● DIRECTIVE
Select each line where the word "matplotlib" appears.

● DATA PROVIDED
+ + + + + + +

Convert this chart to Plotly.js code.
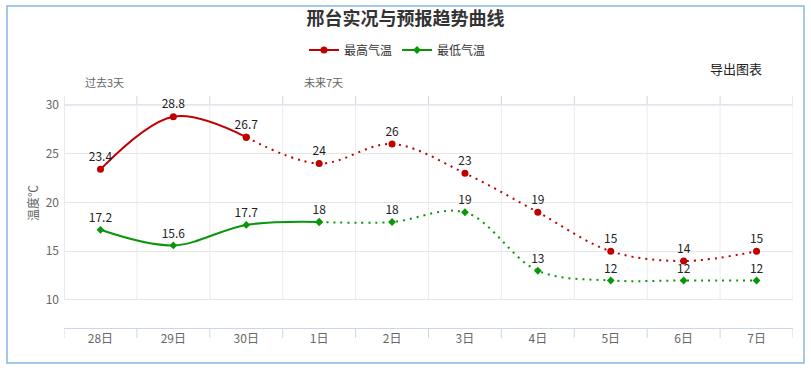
<!DOCTYPE html>
<html>
<head>
<meta charset="utf-8">
<script src="https://cdn.plot.ly/plotly-3.0.1.min.js"></script>
<style>html,body{margin:0;padding:0;background:#fff;}#chart{width:811px;height:370px;}</style>
</head>
<body>
<div id="chart"></div>
<script>
var categories = ['28日','29日','30日','1日','2日','3日','4日','5日','6日','7日'];
var maxTemp = [23.4, 28.8, 26.7, 24, 26, 23, 19, 15, 14, 15];
var minTemp = [17.2, 15.6, 17.7, 18, 18, 19, 13, 12, 12, 12];
var maxObservedCount = 3;   // 实况 points for 最高气温 (solid)
var minObservedCount = 4;   // solid points for 最低气温
var yTicks = [10, 15, 20, 25, 30];

var FONT = '"Noto Sans CJK SC", "Noto Sans", sans-serif';
var RED = '#c00000', GREEN = '#0a960a';

function fmt(v){ return String(v); }

function seriesTraces(name, vals, nSolid, color, symbol, msize){
  var idx = categories.map(function(_, i){ return i; });
  var solidX = idx.slice(0, nSolid), solidY = vals.slice(0, nSolid);
  var dotX = idx.slice(nSolid - 1), dotY = vals.slice(nSolid - 1);
  var solidText = solidY.map(fmt);
  var dotText = dotY.map(function(v, i){ return i === 0 ? '' : fmt(v); });
  return [
    {x: solidX, y: solidY, text: solidText, name: name, legendgroup: name,
     mode: 'lines+markers+text', type: 'scatter', cliponaxis: false,
     line: {color: color, width: 2, shape: 'spline', smoothing: 1},
     marker: {color: color, size: msize, symbol: symbol},
     textposition: 'top center', textfont: {family: FONT, size: 12, color: '#222'}},
    {x: dotX, y: dotY, text: dotText, name: name, legendgroup: name, showlegend: false,
     mode: 'lines+markers+text', type: 'scatter', cliponaxis: false,
     line: {color: color, width: 2, shape: 'spline', smoothing: 1, dash: '2px,5px'},
     marker: {color: color, size: msize, symbol: symbol},
     textposition: 'top center', textfont: {family: FONT, size: 12, color: '#222'}}
  ];
}

var data = [].concat(
  seriesTraces('最高气温', maxTemp, maxObservedCount, RED, 'circle', 7),
  seriesTraces('最低气温', minTemp, minObservedCount, GREEN, 'diamond', 6)
);

// pixel geometry helpers
var L = 64, R = 793, T = 96, B = 328, W = 811, H = 370;
function px(x){ return (x - L) / (R - L); }
function py(y){ return (B - y) / (B - T); }

var shapes = [];
var n = categories.length;
for (var k = 0; k <= n; k++) {
  shapes.push({type: 'line', xref: 'x', yref: 'y', x0: k - 0.5, x1: k - 0.5,
    y0: yTicks[0], y1: yTicks[yTicks.length - 1],
    line: {color: k === 0 ? '#ccd6eb' : '#ececec', width: 1}, layer: 'below'});
  shapes.push({type: 'line', xref: 'x', yref: 'paper', x0: k - 0.5, x1: k - 0.5,
    y0: py(105), y1: 1, line: {color: '#ccd6eb', width: 1}, layer: 'below'});
  shapes.push({type: 'line', xref: 'x', yref: 'paper', x0: k - 0.5, x1: k - 0.5,
    y0: 0, y1: py(338), line: {color: '#ccd6eb', width: 1}});
}
shapes.push({type: 'line', xref: 'paper', yref: 'y', x0: 0, x1: 1,
  y0: yTicks[yTicks.length - 1], y1: yTicks[yTicks.length - 1],
  line: {color: '#ccd6eb', width: 1}, layer: 'below'});
shapes.push({type: 'rect', xref: 'paper', yref: 'paper',
  x0: px(7), x1: px(804), y0: py(363), y1: py(6),
  line: {color: '#86b7e6', width: 1.5}, fillcolor: 'rgba(0,0,0,0)'});

var layout = {
  width: W, height: H,
  margin: {l: L, r: W - R, t: T, b: H - B, pad: 0},
  paper_bgcolor: '#fff', plot_bgcolor: '#fff',
  font: {family: FONT, size: 12, color: '#666'},
  title: {text: '邢台实况与预报趋势曲线', x: 0.5, xref: 'container', xanchor: 'center',
    y: 1 - 19 / H, yref: 'container', yanchor: 'middle',
    font: {family: FONT, size: 18, color: '#333', weight: 'bold'}},
  showlegend: true,
  legend: {orientation: 'h', x: px(397), xanchor: 'center', y: py(50), yanchor: 'middle',
    font: {family: FONT, size: 12, color: '#333'}, itemwidth: 30, tracegroupgap: 0,
    entrywidth: 48, bgcolor: 'rgba(0,0,0,0)'},
  xaxis: {type: 'linear', range: [-0.5, n - 0.5], tickvals: categories.map(function(_, i){ return i; }),
    ticktext: categories, showgrid: false, zeroline: false,
    showline: true, linecolor: '#ccd6eb', linewidth: 1, ticks: '',
    tickfont: {family: FONT, size: 12, color: '#666'}, fixedrange: true},
  yaxis: {range: [7.128, 30.92], tickvals: yTicks, showgrid: true, gridcolor: '#e6e6e6',
    zeroline: false, showline: false, ticks: '', ticklabelstandoff: 4,
    tickfont: {family: FONT, size: 12, color: '#666'}, fixedrange: true},
  shapes: shapes,
  annotations: [
    {text: '导出图表', xref: 'paper', yref: 'paper', x: px(736), y: py(68), showarrow: false,
     xanchor: 'center', yanchor: 'middle', font: {family: FONT, size: 13, color: '#222'}},
    {text: '过去3天', xref: 'paper', yref: 'paper', x: px(104), y: py(82), showarrow: false,
     xanchor: 'center', yanchor: 'middle', font: {family: FONT, size: 11, color: '#666'}},
    {text: '未来7天', xref: 'paper', yref: 'paper', x: px(323), y: py(82), showarrow: false,
     xanchor: 'center', yanchor: 'middle', font: {family: FONT, size: 11, color: '#666'}},
    {text: '温度℃', xref: 'paper', yref: 'paper', x: px(32), y: py(203), showarrow: false,
     textangle: -90, xanchor: 'center', yanchor: 'middle', font: {family: FONT, size: 12, color: '#666'}}
  ]
};

Plotly.newPlot('chart', data, layout, {displayModeBar: false, staticPlot: true});
</script>
</body>
</html>
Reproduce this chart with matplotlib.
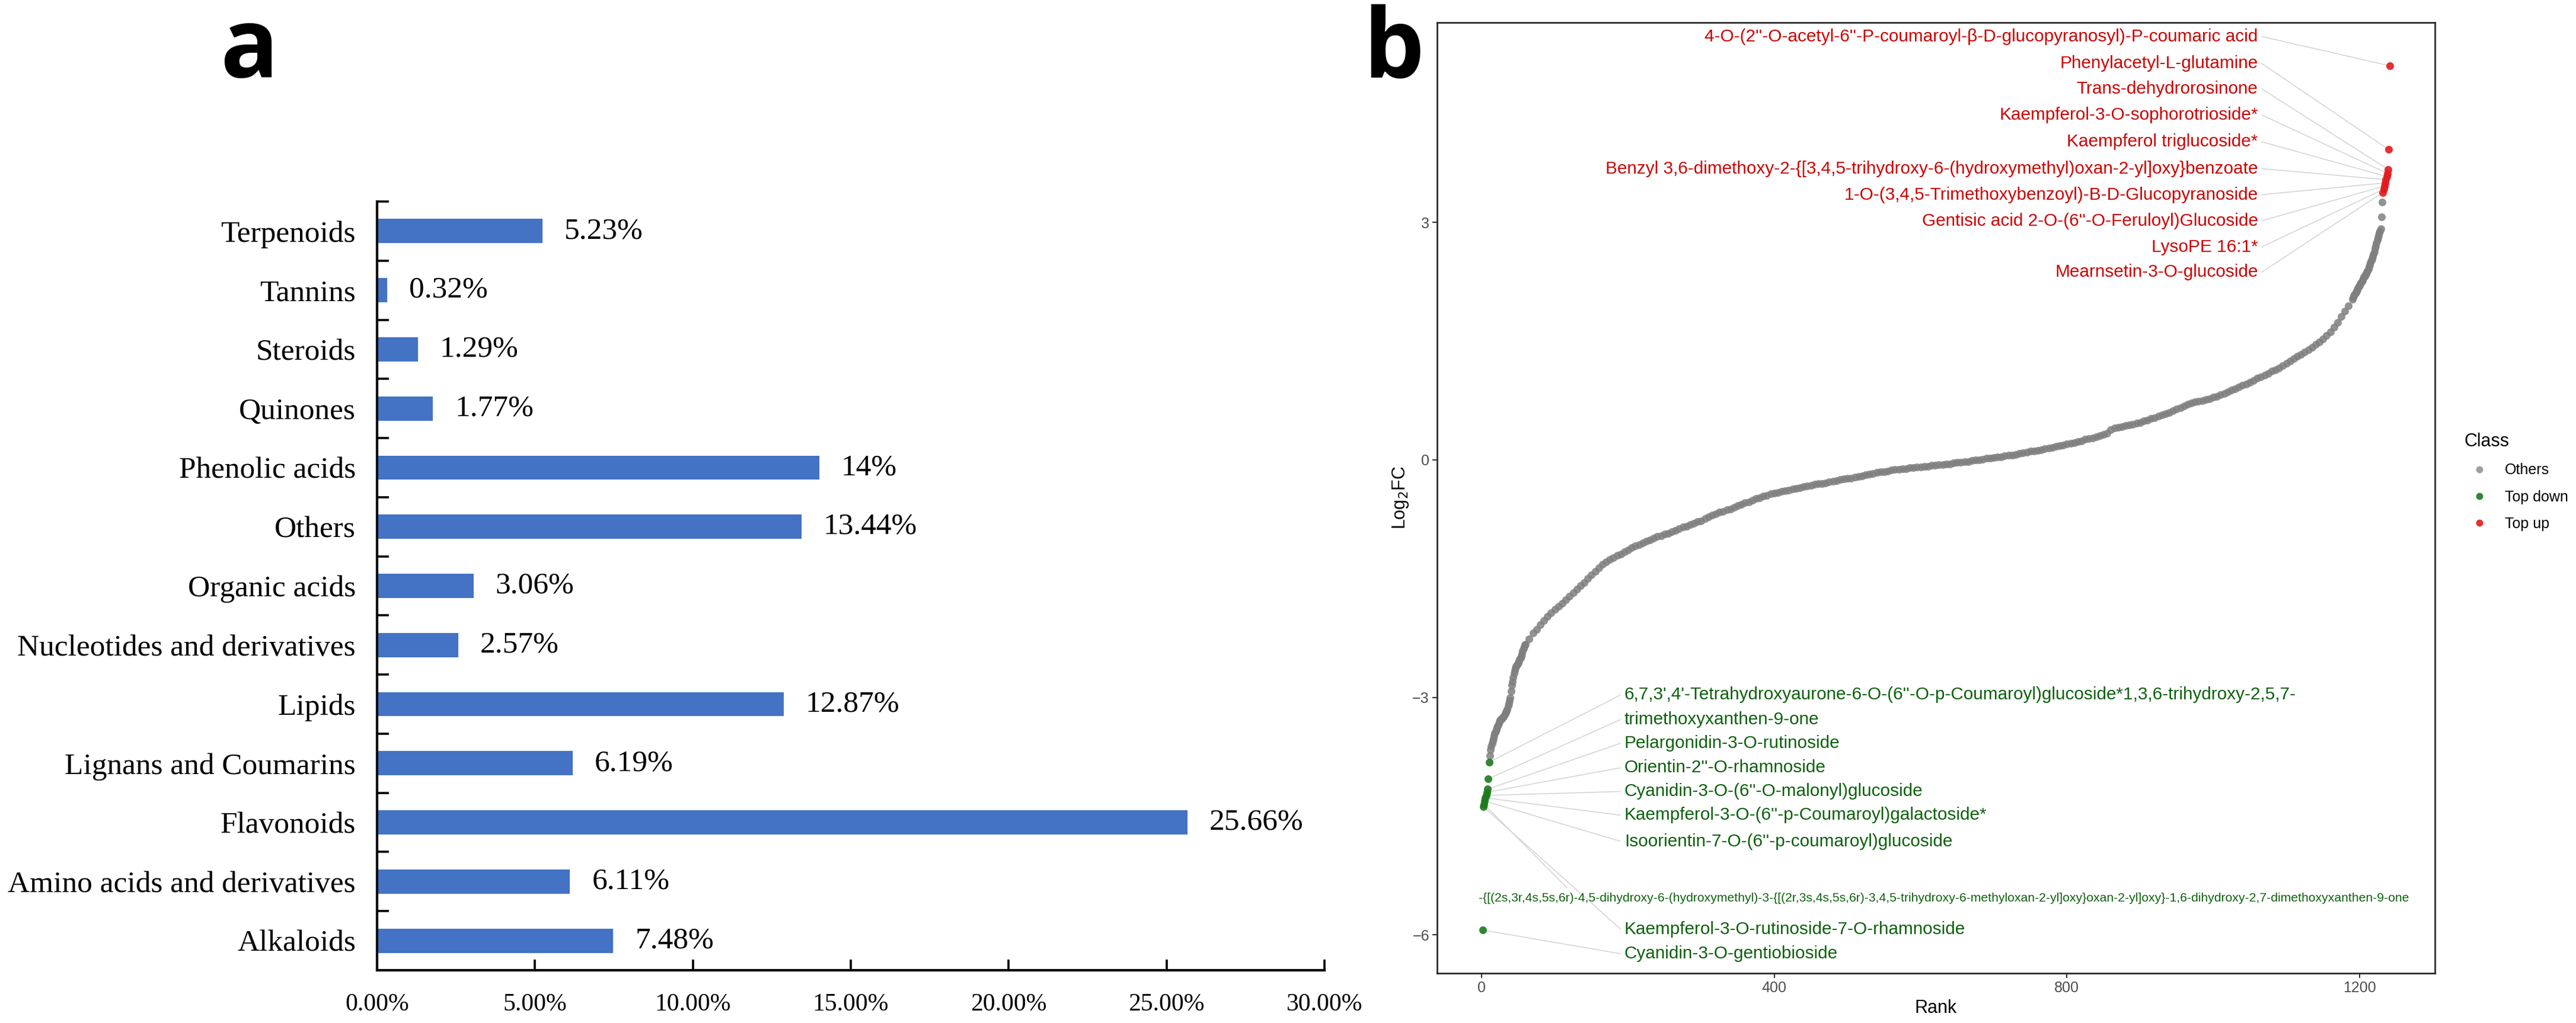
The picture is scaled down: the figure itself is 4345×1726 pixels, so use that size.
import numpy as np
import matplotlib
matplotlib.use("Agg")
import matplotlib.pyplot as plt
from matplotlib.lines import Line2D
from matplotlib.ticker import FixedLocator

# ---------------- Panel a data ----------------
categories = ["Alkaloids", "Amino acids and derivatives", "Flavonoids",
              "Lignans and Coumarins", "Lipids", "Nucleotides and derivatives",
              "Organic acids", "Others", "Phenolic acids", "Quinones",
              "Steroids", "Tannins", "Terpenoids"]
percentages = [7.48, 6.11, 25.66, 6.19, 12.87, 2.57, 3.06, 13.44, 14, 1.77,
               1.29, 0.32, 5.23]
x_ticks_a = [0, 5, 10, 15, 20, 25, 30]

# ---------------- Panel b data ----------------
down_rank = list(range(1, 11))
down_log2fc = [-5.94, -4.38, -4.35, -4.31, -4.27, -4.24, -4.20, -4.16, -4.03, -3.82]

up_rank = list(range(1232, 1242))
up_log2fc = [3.38, 3.42, 3.46, 3.50, 3.54, 3.58, 3.62, 3.67, 3.92, 4.98]

others_rank_low = list(range(11, 61))
others_log2fc_low = [
    -3.74, -3.66, -3.62, -3.58, -3.55, -3.52, -3.48, -3.45, -3.43, -3.41,
    -3.38, -3.36, -3.33, -3.31, -3.29, -3.28, -3.27, -3.26, -3.25, -3.24,
    -3.22, -3.20, -3.19, -3.17, -3.15, -3.11, -3.08, -3.04, -3.00, -2.92,
    -2.85, -2.80, -2.75, -2.70, -2.66, -2.63, -2.61, -2.60, -2.58, -2.56,
    -2.54, -2.52, -2.50, -2.48, -2.45, -2.41, -2.38, -2.36, -2.34, -2.33]

others_rank_mid = list(range(65, 1186, 5))
others_log2fc_mid = [
    -2.26, -2.19, -2.14, -2.08, -2.03, -1.98, -1.93, -1.89, -1.85, -1.81,
    -1.77, -1.72, -1.68, -1.63, -1.59, -1.55, -1.50, -1.45, -1.41, -1.36,
    -1.32, -1.29, -1.26, -1.24, -1.21, -1.19, -1.16, -1.14, -1.11, -1.09,
    -1.07, -1.05, -1.03, -1.01, -0.99, -0.97, -0.96, -0.94, -0.93, -0.91,
    -0.89, -0.87, -0.85, -0.84, -0.82, -0.80, -0.78, -0.77, -0.74, -0.72,
    -0.70, -0.68, -0.66, -0.65, -0.63, -0.62, -0.60, -0.58, -0.56, -0.54,
    -0.53, -0.51, -0.49, -0.48, -0.46, -0.45, -0.43, -0.42, -0.41, -0.40,
    -0.39, -0.38, -0.37, -0.36, -0.35, -0.34, -0.33, -0.32, -0.31, -0.30,
    -0.30, -0.29, -0.28, -0.27, -0.26, -0.25, -0.24, -0.23, -0.23, -0.22,
    -0.21, -0.20, -0.19, -0.18, -0.17, -0.16, -0.15, -0.15, -0.14, -0.13,
    -0.12, -0.12, -0.11, -0.11, -0.10, -0.10, -0.09, -0.09, -0.08, -0.08,
    -0.07, -0.07, -0.06, -0.06, -0.05, -0.05, -0.04, -0.03, -0.03, -0.02,
    -0.02, -0.01, 0.00, 0.00, 0.01, 0.02, 0.02, 0.03, 0.04, 0.04,
    0.05, 0.06, 0.06, 0.07, 0.08, 0.09, 0.10, 0.11, 0.11, 0.12,
    0.13, 0.14, 0.15, 0.16, 0.17, 0.18, 0.19, 0.20, 0.21, 0.22,
    0.23, 0.24, 0.26, 0.27, 0.28, 0.29, 0.31, 0.32, 0.34, 0.38,
    0.40, 0.41, 0.42, 0.43, 0.44, 0.45, 0.46, 0.47, 0.49, 0.50,
    0.52, 0.53, 0.55, 0.57, 0.58, 0.60, 0.62, 0.64, 0.66, 0.68,
    0.70, 0.72, 0.73, 0.74, 0.75, 0.76, 0.77, 0.79, 0.80, 0.82,
    0.84, 0.86, 0.88, 0.90, 0.92, 0.94, 0.96, 0.98, 1.00, 1.03,
    1.05, 1.07, 1.09, 1.12, 1.14, 1.16, 1.19, 1.22, 1.25, 1.28,
    1.31, 1.33, 1.36, 1.39, 1.42, 1.46, 1.49, 1.53, 1.57, 1.62,
    1.68, 1.74, 1.81, 1.88, 1.95]

others_rank_high = list(range(1190, 1232))
others_log2fc_high = [
    2.03, 2.05, 2.07, 2.09, 2.10, 2.12, 2.13, 2.15, 2.17, 2.19,
    2.20, 2.22, 2.24, 2.25, 2.27, 2.29, 2.31, 2.32, 2.34, 2.35,
    2.37, 2.39, 2.41, 2.44, 2.46, 2.49, 2.52, 2.54, 2.57, 2.60,
    2.63, 2.67, 2.70, 2.74, 2.78, 2.81, 2.84, 2.87, 2.89, 2.92,
    3.07, 3.26]

up_labels = [
    "4-O-(2''-O-acetyl-6''-P-coumaroyl-β-D-glucopyranosyl)-P-coumaric acid",
    "Phenylacetyl-L-glutamine",
    "Trans-dehydrorosinone",
    "Kaempferol-3-O-sophorotrioside*",
    "Kaempferol triglucoside*",
    "Benzyl 3,6-dimethoxy-2-{[3,4,5-trihydroxy-6-(hydroxymethyl)oxan-2-yl]oxy}benzoate",
    "1-O-(3,4,5-Trimethoxybenzoyl)-B-D-Glucopyranoside",
    "Gentisic acid 2-O-(6''-O-Feruloyl)Glucoside",
    "LysoPE 16:1*",
    "Mearnsetin-3-O-glucoside",
]
down_labels = [
    "6,7,3',4'-Tetrahydroxyaurone-6-O-(6''-O-p-Coumaroyl)glucoside*1,3,6-trihydroxy-2,5,7-",
    "trimethoxyxanthen-9-one",
    "Pelargonidin-3-O-rutinoside",
    "Orientin-2''-O-rhamnoside",
    "Cyanidin-3-O-(6''-O-malonyl)glucoside",
    "Kaempferol-3-O-(6''-p-Coumaroyl)galactoside*",
    "Isoorientin-7-O-(6''-p-coumaroyl)glucoside",
    "-{[(2s,3r,4s,5s,6r)-4,5-dihydroxy-6-(hydroxymethyl)-3-{[(2r,3s,4s,5s,6r)-3,4,5-trihydroxy-6-methyloxan-2-yl]oxy}oxan-2-yl]oxy}-1,6-dihydroxy-2,7-dimethoxyxanthen-9-one",
    "Kaempferol-3-O-rutinoside-7-O-rhamnoside",
    "Cyanidin-3-O-gentiobioside",
]
# which point (index into up/down arrays) each label points to
up_label_target = [9, 8, 7, 6, 5, 4, 3, 2, 1, 0]
down_label_target = [9, 8, 7, 6, 5, 4, 3, 2, 1, 0]

# ---------------- layout (label placement, not data) ----------------
up_label_x = 1061
up_label_y = [5.35, 5.01, 4.69, 4.36, 4.02, 3.68, 3.35, 3.02, 2.69, 2.37]
down_label_x = [195, 195, 195, 195, 195, 195, 195, -4, 195, 195]
down_label_y = [-2.97, -3.28, -3.58, -3.89, -4.19, -4.49, -4.82, -5.54, -5.93, -6.24]
down_seg_end = [(190, -2.97), (190, -3.28), (190, -3.58), (190, -3.89), (190, -4.19),
                (190, -4.49), (190, -4.82), (117, -5.41), (190, -5.93), (190, -6.24)]

W, H = 4345, 1726
fig = plt.figure(figsize=(W / 100, H / 100), dpi=100)

# ================= Panel a =================
serif = "Liberation Serif"
ax_a = fig.add_axes([636 / W, 1 - 1637 / H, (2234 - 636) / W, (1637 - 340) / H])
ypos = np.arange(len(categories))
bars = ax_a.barh(ypos, percentages, height=0.41, color="#4472C4", zorder=2)
ax_a.bar_label(bars, labels=[f"{v:g}%" for v in percentages], padding=26.5,
               fontsize=37, family=serif, color="black")
ax_a.set_xlim(0, 30)
ax_a.set_ylim(-0.5, len(categories) - 0.5)
ax_a.set_yticks(ypos)
ax_a.set_yticklabels(categories, fontsize=37, family=serif)
ax_a.yaxis.set_minor_locator(FixedLocator(np.arange(-0.5, len(categories), 1.0)))
ax_a.tick_params(axis="y", which="major", length=0, pad=26)
ax_a.tick_params(axis="y", which="minor", direction="in", length=14.5, width=2.6)
ax_a.set_xticks(x_ticks_a)
ax_a.set_xticklabels([f"{t:.2f}%" for t in x_ticks_a], fontsize=30, family=serif)
ax_a.tick_params(axis="x", which="major", direction="in", length=13, width=2.6, pad=28)
for s in ["top", "right"]:
    ax_a.spines[s].set_visible(False)
for s in ["left", "bottom"]:
    ax_a.spines[s].set_linewidth(3)
    ax_a.spines[s].set_color("black")

fig.text(371 / W, 1 - 130 / H, "a", fontsize=117, fontweight="bold",
         family="Open Sans", ha="left", va="baseline")
fig.text(2299 / W, 1 - 130 / H, "b", fontsize=117, fontweight="bold",
         family="Open Sans", ha="left", va="baseline")

# ================= Panel b =================
sans = "Liberation Sans"
ax_b = fig.add_axes([2424 / W, 1 - 1642 / H, (4107 - 2424) / W, (1642 - 38) / H])

c_gray, c_green, c_red = "#7f7f7f", "#1d7a1d", "#e3191c"
txt_green, txt_red = "#0b610b", "#c80000"

others_rank = others_rank_low + others_rank_mid + others_rank_high
others_log2fc = others_log2fc_low + others_log2fc_mid + others_log2fc_high

ms = 88
ax_b.scatter(others_rank, others_log2fc, s=ms, color=c_gray, alpha=0.85,
             linewidths=0, zorder=2)
ax_b.scatter(down_rank, down_log2fc, s=ms, color=c_green, alpha=0.9,
             linewidths=0, zorder=3)
ax_b.scatter(up_rank, up_log2fc, s=ms, color=c_red, alpha=0.9,
             linewidths=0, zorder=3)

seg_kw = dict(color="#d2d2d2", lw=1.1, zorder=1.5, solid_capstyle="butt")
lab_fs = 21.4
for i, lab in enumerate(up_labels):
    j = up_label_target[i]
    ax_b.plot([up_label_x + 5, up_rank[j]], [up_label_y[i], up_log2fc[j]], **seg_kw)
    ax_b.text(up_label_x, up_label_y[i], lab, ha="right", va="center",
              fontsize=lab_fs, family=sans, color=txt_red, zorder=4)
for i, lab in enumerate(down_labels):
    j = down_label_target[i]
    ex, ey = down_seg_end[i]
    ax_b.plot([down_rank[j], ex], [down_log2fc[j], ey], **seg_kw)
    fs = 15.2 if len(lab) > 100 else lab_fs
    ax_b.text(down_label_x[i], down_label_y[i], lab, ha="left", va="center",
              fontsize=fs, family=sans, color=txt_green, zorder=4)

all_rank = others_rank + down_rank + up_rank
all_fc = others_log2fc + down_log2fc + up_log2fc
xr = max(all_rank) - min(all_rank)
yr = max(all_fc) - min(all_fc)
ax_b.set_xlim(min(all_rank) - 0.05 * xr, max(all_rank) + 0.05 * xr)
ax_b.set_ylim(min(all_fc) - 0.05 * yr, max(all_fc) + 0.05 * yr)
ax_b.set_xticks([0, 400, 800, 1200])
ax_b.set_yticks([-6, -3, 0, 3])
ax_b.tick_params(axis="both", direction="out", length=5.5, width=1.5,
                 color="#333333", labelsize=18, labelcolor="#4d4d4d", pad=4)
for lab in ax_b.get_xticklabels() + ax_b.get_yticklabels():
    lab.set_family(sans)
for s in ax_b.spines.values():
    s.set_linewidth(1.9)
    s.set_color("#222222")
ax_b.set_xlabel("Rank", fontsize=22, family=sans, labelpad=5)
ax_b.set_ylabel("Log$_2$FC", fontsize=22, family=sans, labelpad=2.5)

handles = [Line2D([], [], marker="o", linestyle="", markersize=8.6,
                  markerfacecolor=c, markeredgewidth=0, alpha=a)
           for c, a in [(c_gray, 0.75), (c_green, 0.9), (c_red, 0.9)]]
leg = ax_b.legend(handles, ["Others", "Top down", "Top up"], title="Class",
                  loc="upper left", bbox_to_anchor=(4157 / W, 1 - 730 / H),
                  bbox_transform=fig.transFigure, frameon=False,
                  prop={"family": sans, "size": 18},
                  title_fontproperties={"family": sans, "size": 22},
                  handlelength=2.0, handletextpad=0.72, labelspacing=0.85,
                  borderpad=0, borderaxespad=0)
leg._legend_box.align = "left"

fig.savefig("out.png", dpi=100)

+ + + + + + +

● SOLUTION
Reproduce this chart with matplotlib.
import matplotlib
matplotlib.use("Agg")
import matplotlib.pyplot as plt
from matplotlib.lines import Line2D
from matplotlib.ticker import FixedLocator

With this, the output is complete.